Lessons learned after COVID-19 diagnosis? ‘This isn’t a game’
73-year-old essential worker said he took all the precautions he could
Amador Angel Luna knew how bad a COVID-19 infection could be. That’s why the 73-yearold essential worker took all the precautions he could, even wearing a mask even inside the home in Oakland’s Fruitvale district that he shares with six relatives.
None of that worked, and now, six weeks after he and several co-workers at a San Francisco construction job tested positive for the virus, he knows all too well how even a case that doesn’t require hospitalization can set a person back. After his positive diagnosis, Luna stayed home for three weeks from his job. That included three days that were among the worst he ever has experienced.
“It was day and night, lots of fever, lots of sweating, headaches, really intense sweating,” he said. “Shivers that shake your whole body. I couldn’t control the shivering.”
Luna’s case was another positive test for Fruitvale, the neighborhood with the most cases in Alameda County, which in turn has the most cases in the
Bay Area. The 94601 ZIP code, which encompasses Fruitvale and stretches between 23th and 55th avenues, has 395.6 cases per 10,000 residents, more three times the rate for Alameda County.
Many of those cases have been among the Mexican and Guatemalan immigrants that call that neighborhood home, such as Mexican-born Luna. His is a painful case study in how coronavirus has exploded in the Latino community, where essential workers living in crowded housing are at the highest risk. Latinos make up 61% of cases in Alameda County with a known race and ethnicity, yet they arejust 22% of the population.
Three times a day, Luna would check his temperature, his pulse, even the level of oxygen in his blood. He was grateful the virus didn’t seem to get at his lungs, and he never had to be hospitalized.

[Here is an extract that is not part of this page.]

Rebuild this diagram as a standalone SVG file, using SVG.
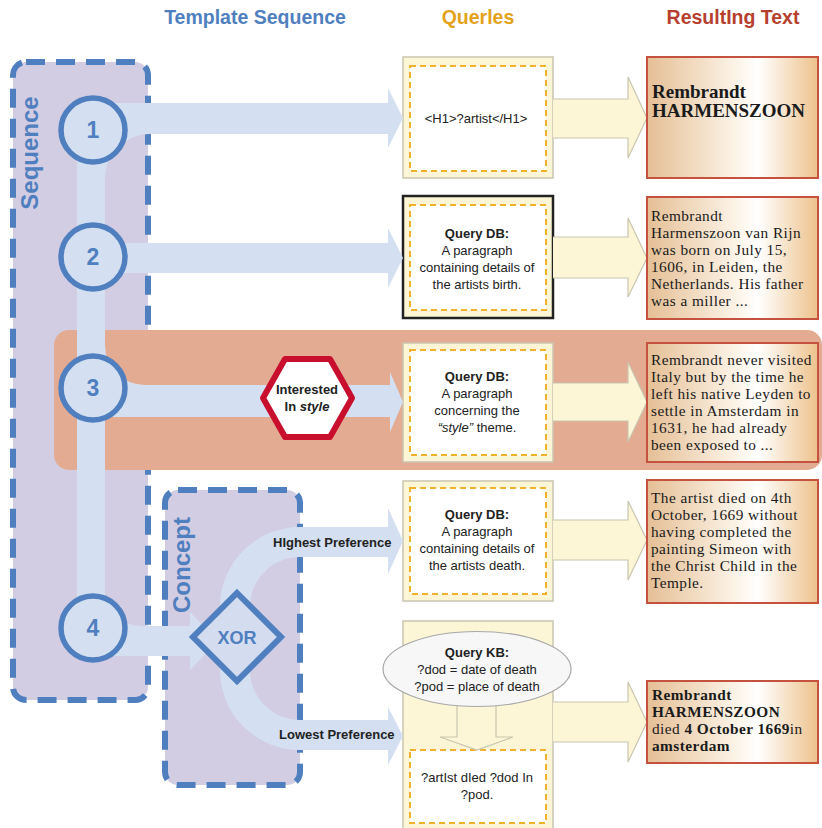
<svg xmlns="http://www.w3.org/2000/svg" width="822" height="828" viewBox="0 0 822 828">
  <defs>
    <linearGradient id="resFill" x1="0" y1="0" x2="1" y2="0">
      <stop offset="0" stop-color="#e5bf95"/>
      <stop offset="0.55" stop-color="#fdf6ec"/>
      <stop offset="0.65" stop-color="#ffffff"/>
      <stop offset="1" stop-color="#edc28c"/>
    </linearGradient>
    <style>
      .hdr { font-family: "Liberation Sans", Arial, sans-serif; font-weight: bold; font-size: 19.5px; text-anchor: middle; }
      .group { fill: #d2cde3; stroke: #4f7fbf; stroke-width: 6; stroke-dasharray: 19 11; }
      .band { fill: #d4e0f1; }
      .step circle { fill: #d4e0f1; stroke: #4f7fbf; stroke-width: 5.5; }
      .blue { font-family: "Liberation Sans", Arial, sans-serif; font-weight: bold; fill: #4f7fbf; }
      .num { font-size: 23px; text-anchor: middle; }
      .q-outer { fill: #fdf6d6; stroke: #c9c5b0; stroke-width: 1.5; }
      .q-inner { fill: #ffffff; stroke: #f0b12c; stroke-width: 2; stroke-dasharray: 6 4; }
      .flow { fill: #fdf6d6; stroke: #c9c5b0; stroke-width: 1.2; }
      .qt { font-family: "Liberation Sans", Arial, sans-serif; font-size: 13px; fill: #222; text-anchor: middle; }
      .res { fill: url(#resFill); stroke: #c4523e; stroke-width: 2; }
      .rt { font-family: "Liberation Serif", "Times New Roman", serif; font-size: 15.3px; letter-spacing: 0.45px; fill: #1a1a1a; }
      .big { font-size: 19px; letter-spacing: 0; font-weight: bold; }
      .lbl { font-family: "Liberation Sans", Arial, sans-serif; font-size: 13px; font-weight: bold; fill: #222; }
    </style>
  </defs>

  <rect width="822" height="828" fill="#ffffff"/>

  <!-- column headings -->
  <text class="hdr" x="255" y="24" fill="#4f7fbf">Template Sequence</text>
  <text class="hdr" x="478" y="24" fill="#e3a21a">Querles</text>
  <text class="hdr" x="733" y="24" fill="#b5402e">ResultIng Text</text>

  <!-- grouping containers -->
  <g id="sequence">
    <rect class="group" x="13" y="62" width="135" height="638" rx="13"/>
    <text class="blue" font-size="24" text-anchor="middle" transform="translate(38,153) rotate(-90)">Sequence</text>
  </g>
  <g id="concept">
    <rect class="group" x="165" y="490" width="135" height="295" rx="13"/>
    <text class="blue" font-size="24" text-anchor="middle" transform="translate(190,565) rotate(-90)">Concept</text>
  </g>

  <!-- highlighted step 3 row -->
  <rect id="step3-row" x="54" y="330" width="768" height="140" rx="15" fill="#e3ab91"/>

  <!-- query boxes -->
  <g id="query1">
    <rect class="q-outer" x="403" y="57" width="150" height="121"/>
    <rect class="q-inner" x="410" y="66" width="136" height="105"/>
    <text class="qt" x="476" y="123">&lt;H1&gt;?artist&lt;/H1&gt;</text>
  </g>
  <g id="query2">
    <rect class="q-outer" x="403" y="196" width="150" height="122" style="stroke:#222;stroke-width:2.5"/>
    <rect class="q-inner" x="410" y="205" width="136" height="105"/>
    <text class="qt" y="238"><tspan x="477" font-weight="bold">Query DB:</tspan><tspan x="477" dy="17">A paragraph</tspan><tspan x="477" dy="17">containing details of</tspan><tspan x="477" dy="17">the artists birth.</tspan></text>
  </g>
  <g id="query3">
    <rect class="q-outer" x="403" y="343" width="150" height="119"/>
    <rect class="q-inner" x="410" y="350" width="136" height="105"/>
    <text class="qt" y="381"><tspan x="477" font-weight="bold">Query DB:</tspan><tspan x="477" dy="17">A paragraph</tspan><tspan x="477" dy="17">concerning the</tspan><tspan x="477" dy="17"><tspan font-style="italic">“style”</tspan> theme.</tspan></text>
  </g>
  <g id="query4">
    <rect class="q-outer" x="403" y="481" width="150" height="120"/>
    <rect class="q-inner" x="410" y="488" width="136" height="106"/>
    <text class="qt" y="519"><tspan x="477" font-weight="bold">Query DB:</tspan><tspan x="477" dy="17">A paragraph</tspan><tspan x="477" dy="17">containing details of</tspan><tspan x="477" dy="17">the artists death.</tspan></text>
  </g>
  <g id="query5">
    <rect class="q-outer" x="403" y="621" width="150" height="220"/>
    <rect class="q-inner" x="410" y="750" width="136" height="73"/>
    <path class="flow" d="M457,700 V737 H440 L477,750 L513,737 H496 V700 Z"/>
    <ellipse cx="477" cy="669" rx="94" ry="37.5" fill="#f7f7f7" stroke="#a8a8a8" stroke-width="1.2"/>
    <text class="qt" y="657"><tspan x="477" font-weight="bold">Query KB:</tspan><tspan x="477" dy="17">?dod = date of death</tspan><tspan x="477" dy="17">?pod = place of death</tspan></text>
    <text class="qt" y="782"><tspan x="477">?artIst dIed ?dod In</tspan><tspan x="477" dy="17">?pod.</tspan></text>
  </g>

  <!-- connectors -->
  <g id="connectors">
    <!-- sequence spine and its branches -->
    <rect class="band" x="77" y="130" width="28" height="498"/>
    <path class="band" d="M105,103 H388 V88 L403,118 L388,148 V134 H105 Z"/>
    <path class="band" d="M150,134 A45 45 0 0 0 105 179 L105 134 Z"/>
    <path class="band" d="M105,243 H388 V228 L403,258 L388,288 V273 H105 Z"/>
    <path class="band" d="M105,385 H390 V372 L403,402 L390,432 V417 H105 Z"/>
    <path class="band" d="M105,345 A40 40 0 0 0 145 385 L105 385 Z"/>
    <path class="band" d="M105,626 H190 V612 L218,641 L190,670 V656 H105 Z"/>
    <path class="band" d="M105,590 A36 36 0 0 0 141 626 L105 626 Z"/>

    <!-- XOR alternatives -->
    <path d="M390,542 H300 A65 65 0 0 0 235 607 V670 A65 65 0 0 0 300 735 H390" fill="none" stroke="#d4e0f1" stroke-width="30"/>
    <polygon class="band" points="388,508 403,541 388,574"/>
    <polygon class="band" points="388,707 403,736 388,765"/>
    <text class="lbl" x="273" y="547">HIghest Preference</text>
    <text class="lbl" x="279" y="739">Lowest Preference</text>

    <!-- query to result arrows -->
    <path class="flow" d="M553,99 H628 V77 L647,118 L628,158 V138 H553"/>
    <path class="flow" d="M553,237 H628 V218 L647,258 L628,297 V278 H553"/>
    <path class="flow" d="M553,383 H628 V362 L647,402 L628,442 V421 H553"/>
    <path class="flow" d="M553,520 H628 V501 L647,540 L628,580 V560 H553"/>
    <path class="flow" d="M553,702 H628 V682 L647,722 L628,762 V742 H553"/>
  </g>

  <!-- sequence steps -->
  <g id="step1" class="step"><circle cx="93" cy="130" r="32"/><text class="blue num" x="93" y="138">1</text></g>
  <g id="step2" class="step"><circle cx="93" cy="257" r="32"/><text class="blue num" x="93" y="265">2</text></g>
  <g id="step3" class="step"><circle cx="93" cy="388" r="32"/><text class="blue num" x="93" y="396">3</text></g>
  <g id="step4" class="step"><circle cx="93" cy="628" r="32"/><text class="blue num" x="93" y="636">4</text></g>

  <!-- condition -->
  <g id="condition">
    <polygon points="263,398 285,359 330,359 352,398 330,437 285,437" fill="#ffffff" stroke="#c8102e" stroke-width="6" stroke-linejoin="round"/>
    <text class="lbl" y="394" text-anchor="middle"><tspan x="307">Interested</tspan><tspan x="307" dy="17">In <tspan font-style="italic">style</tspan></tspan></text>
  </g>

  <!-- XOR choice -->
  <g id="xor">
    <polygon points="237,593 281,637 237,681 193,637" fill="#d4dcef" stroke="#4f7fbf" stroke-width="6" stroke-linejoin="miter"/>
    <text class="blue" x="237" y="644" font-size="18" text-anchor="middle">XOR</text>
  </g>

  <!-- resulting texts -->
  <g id="result1">
    <rect class="res" x="647" y="57" width="171" height="121"/>
    <text class="rt big" y="98"><tspan x="652">Rembrandt</tspan><tspan x="652" dy="19">HARMENSZOON</tspan></text>
  </g>
  <g id="result2">
    <rect class="res" x="647" y="197" width="171" height="122"/>
    <text class="rt" y="221"><tspan x="651">Rembrandt</tspan><tspan x="651" dy="17">Harmenszoon van Rijn</tspan><tspan x="651" dy="17">was born on July 15,</tspan><tspan x="651" dy="17">1606, in Leiden, the</tspan><tspan x="651" dy="17">Netherlands. His father</tspan><tspan x="651" dy="17">was a miller ...</tspan></text>
  </g>
  <g id="result3">
    <rect class="res" x="647" y="343" width="171" height="119"/>
    <text class="rt" y="365"><tspan x="651">Rembrandt never visited</tspan><tspan x="651" dy="17">Italy but by the time he</tspan><tspan x="651" dy="17">left his native Leyden to</tspan><tspan x="651" dy="17">settle in Amsterdam in</tspan><tspan x="651" dy="17">1631, he had already</tspan><tspan x="651" dy="17">been exposed to ...</tspan></text>
  </g>
  <g id="result4">
    <rect class="res" x="647" y="480" width="171" height="123"/>
    <text class="rt" y="503"><tspan x="651">The artist died on 4th</tspan><tspan x="651" dy="17">October, 1669 without</tspan><tspan x="651" dy="17">having completed the</tspan><tspan x="651" dy="17">painting Simeon with</tspan><tspan x="651" dy="17">the Christ Child in the</tspan><tspan x="651" dy="17">Temple.</tspan></text>
  </g>
  <g id="result5">
    <rect class="res" x="647" y="681" width="171" height="82"/>
    <text class="rt" y="700"><tspan x="652" font-weight="bold">Rembrandt</tspan><tspan x="652" dy="17" font-weight="bold">HARMENSZOON</tspan><tspan x="652" dy="17">died <tspan font-weight="bold">4 October 1669</tspan>in</tspan><tspan x="652" dy="17" font-weight="bold">amsterdam</tspan></text>
  </g>
</svg>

He went back to work during the fourth week, and back to volunteering on Saturdays and Sundays in an effort organized by Oakland Councilman Noel Gallo, picking up trash and furniture abandoned throughout Fruitvale.
He’s also planning to go get tested again soon — assuming the largely outdoor testing cen
ters in Fruitvale remain open. A new effort planned for today and Sunday to test as many as 4,000 neighborhood residents, spearheaded by the University of California San Francisco and The Unity Council and hosted by La Clínica de la Raza, was postponed because of the unhealthful air quality caused by California wildfires.
While he waits for a final
clean test result, Luna is keeping up his efforts to avoid contagion, wary of reports about reinfections or the return of symptoms weeks after a patient thought he was healthy. One of the family members he lives with had shown symptoms well before Luna’s positive tests, but none has shown symptoms since his diagnosis.
“I get home in the afternoon from work, I disinfect my work shoes, disinfect my hands and hair, and immediately I take a shower, and I put all my clothes in a plastic bag,” he said.
To anyone who questions the severity of the virus or the likelihood of infection, Luna has a warning. Follow all the recommendations and safety guidelines, he said, because the virus is so contagious he still doesn’t know where or when he was exposed.
“This isn’t a game; this is real, totally real,” he said. “Having lived it, I would like to scream at (people who doubt this) because this thing is terrible, and I didn’t even have it that bad.”